Product Review: Acer Mixed Reality Headset


While wondering the halls at Microsoft Build this week, I had a chance to take a spin in the Acer Mixed Reality HMD. After hearing multiple good and bad things about this device, I was excited to try it for myself and report back to my fans.

The Acer Mixed Reality HMD is one of several upcoming Microsoft headsets that are produced by well-known manufacturer names such as HP, Lenovo, and Acer. Micosoft is heavily pushing it’s ‘Mixed Reality’ branding that takes advantage of Hololens style inside-out tracking, and the Universal Windows Platform (UWP).

There were several booths demonstrating the Acer MR HMD at MS Build. I was surprised to see a wide variety of demos being used to show off the headset, ranging from music videos, to networked experiences. I chose the one with the shortest line and donned the headset.



What can I say that isn’t obvious from the photos. The headset is, as a friend recently said, very ‘Robocop-ish’. The blue color and smooth curves do make this a more stylish looking HMD than what we have previously seen.

Fit & Form

The Acer MR HMD uses a hardhat style of band that sits on your head like a baseball cap and tightens in the back. I found the strap to be too small for my oversized head, so if your skull is bigger than mine, then you might find this headset to be a bit tight. There is a bit of padding in the front that comfortably presses against the top of your forehead. The goggle component (not sure what to call this) flips down and even fit over my glasses nicely. Once it was fully on my face, it only took a small moment of adjustment before I found a sweet spot of comfort and focus. The headset felt super light on my head as most of the weight was being dealt with by the head strap.

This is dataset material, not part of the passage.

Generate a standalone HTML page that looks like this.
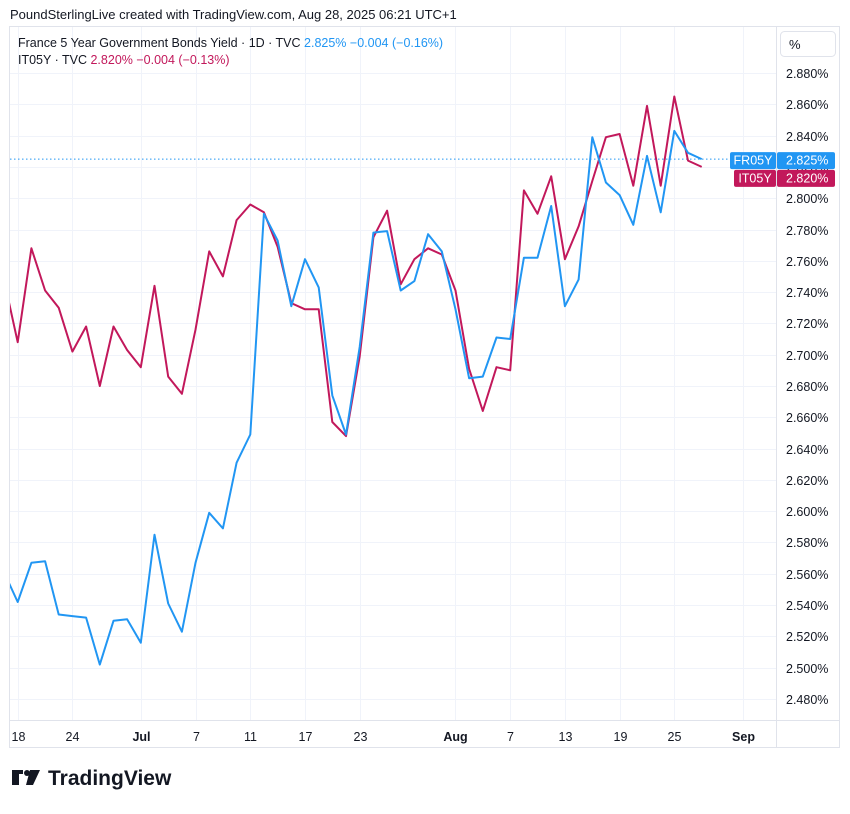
<!DOCTYPE html>
<html><head><meta charset="utf-8">
<style>
body{margin:0;background:#fff;width:850px;height:809px;overflow:hidden;font-family:"Liberation Sans",sans-serif;}
svg text{font-family:"Liberation Sans",sans-serif;}
</style></head>
<body>
<svg id="chart" width="850" height="809" viewBox="0 0 850 809" xmlns="http://www.w3.org/2000/svg">
<text x="10" y="19" font-size="13" fill="#131722">PoundSterlingLive created with TradingView.com, Aug 28, 2025 06:21 UTC+1</text>
<rect x="9.5" y="26.5" width="830" height="721" fill="none" stroke="#e0e3eb"/>
<g id="grid"></g>
<line x1="776.5" y1="27" x2="776.5" y2="747" stroke="#e0e3eb"/>
<line x1="10" y1="720.5" x2="839" y2="720.5" stroke="#e0e3eb"/>
<g id="yticks"></g>
<g id="xticks"></g>
<clipPath id="pc"><rect x="10" y="27" width="766" height="693"/></clipPath>
<g id="series" clip-path="url(#pc)"></g>
<g><rect x="780.5" y="31.5" width="55" height="25" rx="4" fill="#fff" stroke="#e0e3eb"/><text x="789" y="49" font-size="13" fill="#131722">%</text></g>
<g>
<text x="18" y="47" font-size="12.5" fill="#131722">France 5 Year Government Bonds Yield · 1D · TVC <tspan fill="#2196f3">2.825%</tspan> <tspan fill="#2196f3">−0.004 (−0.16%)</tspan></text>
<text x="18" y="64" font-size="12.5" fill="#131722">IT05Y · TVC <tspan fill="#c2185b">2.820%</tspan> <tspan fill="#c2185b">−0.004 (−0.13%)</tspan></text>
</g>
<g id="badges"></g>
<g>
<path d="M12 770h11v4h-4v11h-7z" fill="#131722"/>
<circle cx="27" cy="773" r="3" fill="#131722"/>
<path d="M30 770h10l-7 15h-7z" fill="#131722"/>
<text x="48" y="785" font-size="21" font-weight="bold" fill="#131722">TradingView</text>
</g>
</svg>
<script>
const dayIndex=[-1,0,1,2,3,4,5,6,7,8,9,10,11,12,13,14,15,16,17,18,19,20,21,22,23,24,25,26,27,28,29,30,31,32,33,34,35,36,37,38,39,40,41,42,43,44,45,46,47,48,49,50];
const itValues=[2.748,2.708,2.768,2.741,2.730,2.702,2.718,2.680,2.718,2.703,2.692,2.744,2.686,2.675,2.716,2.766,2.750,2.786,2.796,2.791,2.769,2.733,2.729,2.729,2.657,2.648,2.699,2.775,2.792,2.745,2.761,2.768,2.764,2.741,2.691,2.664,2.692,2.690,2.805,2.790,2.814,2.761,2.782,2.811,2.839,2.841,2.808,2.859,2.808,2.865,2.824,2.820];
const frValues=[2.561,2.542,2.567,2.568,2.534,2.533,2.532,2.502,2.530,2.531,2.516,2.585,2.541,2.523,2.567,2.599,2.589,2.631,2.649,2.790,2.773,2.731,2.761,2.743,2.674,2.649,2.705,2.778,2.779,2.741,2.747,2.777,2.766,2.729,2.685,2.686,2.711,2.710,2.762,2.762,2.795,2.731,2.748,2.839,2.810,2.802,2.783,2.827,2.791,2.843,2.829,2.825];
const yTickValues=[2.88,2.86,2.84,2.82,2.80,2.78,2.76,2.74,2.72,2.70,2.68,2.66,2.64,2.62,2.60,2.58,2.56,2.54,2.52,2.50,2.48];
const xTickLabels=["18","24","Jul","7","11","17","23","Aug","7","13","19","25","Sep"];
const xTickIndex=[0,4,9,13,17,21,25,32,36,40,44,48,53];
const xTickBold=[false,false,true,false,false,false,false,true,false,false,false,false,true];
const NS="http://www.w3.org/2000/svg";
function X(i){return 17.7+13.68*i;}
function Y(v){return 73+(2.88-v)*1565;}
function mk(tag,attrs,parent){const e=document.createElementNS(NS,tag);for(const k in attrs)e.setAttribute(k,attrs[k]);parent.appendChild(e);return e;}
const grid=document.getElementById('grid'),yt=document.getElementById('yticks'),xt=document.getElementById('xticks');
yTickValues.forEach(v=>{
 const y=Math.round(Y(v))+0.5;
 const l=mk('line',{x1:10,x2:776,y1:y,y2:y,stroke:'#f0f3fa'},grid);
 
 
 const t=mk('text',{x:786,y:y+4.5,'font-size':12.5,fill:'#131722'},yt);
 
 
 t.textContent=v.toFixed(3)+'%';
});
xTickIndex.forEach((i,k)=>{
 const x=Math.round(X(i))+0.5;
 if(x<776){const l=mk('line',{x1:x,x2:x,y1:27,y2:720,stroke:'#f0f3fa'},grid);
 
 }
 const t=mk('text',{x:x,y:741,'font-size':12.5,fill:'#131722','text-anchor':'middle','font-weight':xTickBold[k]?'bold':'normal'},xt);
 
 
 t.textContent=xTickLabels[k];
});
const s=document.getElementById('series');
const lastFr=frValues[frValues.length-1],lastIt=itValues[itValues.length-1];
const dl=mk('line',{x1:10,x2:776,y1:Y(lastFr),y2:Y(lastFr),stroke:'#2196f3','stroke-dasharray':'1.5 2.5'},s);


function pts(vals){return vals.map((v,k)=>X(dayIndex[k]).toFixed(1)+','+Y(v).toFixed(1)).join(' ');}
const it=mk('polyline',{points:pts(itValues),fill:'none',stroke:'#c2185b','stroke-width':2,'stroke-linejoin':'round'},s);


const fr=mk('polyline',{points:pts(frValues),fill:'none',stroke:'#2196f3','stroke-width':2,'stroke-linejoin':'round'},s);


const b=document.getElementById('badges');
function badge(name,label,val,color,y,lx){
 const g=mk('g',{},b);
 
 
 mk('rect',{x:lx,y:y-8,width:776-lx,height:17,rx:2,fill:color},g);
 mk('rect',{x:777,y:y-8,width:58,height:17,rx:2,fill:color},g);
 const t1=mk('text',{x:(lx+776)/2,y:y+4.5,'font-size':12.5,fill:'#fff','text-anchor':'middle'},g);t1.textContent=label;
 const t2=mk('text',{x:786,y:y+4.5,'font-size':12.5,fill:'#fff'},g);t2.textContent=val.toFixed(3)+'%';
}
badge('fr05y-price-badge','FR05Y',lastFr,'#2196f3',Y(lastFr)+1,730);
badge('it05y-price-badge','IT05Y',lastIt,'#c2185b',Y(lastIt)+11,734);
</script>
</body></html>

Perfectly round Fresenel lenses, similar to the Oculus Rift. I felt like the concentric circles of the lenses were a bit larger than the Rift’s, but once I was in the headset, I hardly noticed a difference. I suppose the screen had something to do with this as well. As far as FOV is concerned, I would say it was adequate (95 degrees), but blurring did occur on the outside of my vision. I feel like the lenses have an average size sweet spot, and moving your eyes to look around make the blurriness around the edges noticeable.



According to Microsoft, the Acer MR HMD has a 1440 x 1440 LCD display for each eye that can run UP TO 90 FPS. Notice that it says ‘UP TO‘. I know several people were saying that an LCD screen is a terrible step backward in terms of technology, since the other mainstream HMDs have AMOLED screens. I can honestly say that the screen really impressed me. I was expecting terrible clarity, inadequate framerate, and washed out color. Nope. The screen was impressive and if nobody had told me it was an LCD screen, I would have never guessed it. LCD doesn’t have black blurring, like the AMOLED screens have, which I did notice.


I was hoping to try the new hand controllers that just got announced at Build, but nobody seemed to have them. The headset I tried was strictly using the tracking for position, and I really danced around to try and break it. I couldn’t. It felt smooth and didn’t have any trouble when people walked in front of me. I’ve always been impressed with the tracking on the Hololens, so I shouldn’t be surprised that this headset was also performing wonderfully. I hope the controllers perform equally as well, but the jury is still out on them until they get into the hands of… anyone.

Mixed Reality

This is the thing that bothers me about these new Microsoft HMDs. They keep using the term ‘Mixed Reality’ to describe these headsets, but honestly, without pass-through cameras, I can’t agree on using this term. The whole point of using the term ‘Mixed Reality’ for the Hololens was to differentiate it from other ‘Augmented Reality’ experiences. If you can’t see the real world through these new HMDS, then aren’t they just ‘Virtual Reality’? I’m still confused about this.


At $300, I’d buy this headset, and I would recommend to others to do the same, if cost is an issue. I still favor my Rift and Vive over the Acer, but I can see how this headset will help open the doors to a value driven consumer.

Content? That might be a deciding factor with these headsets. How quickly can they build up a content base for the people who do decide the buy them? Can they play Robo Recall or Raw Data? If not, then the lower price point might not matter. Only time will tell that story.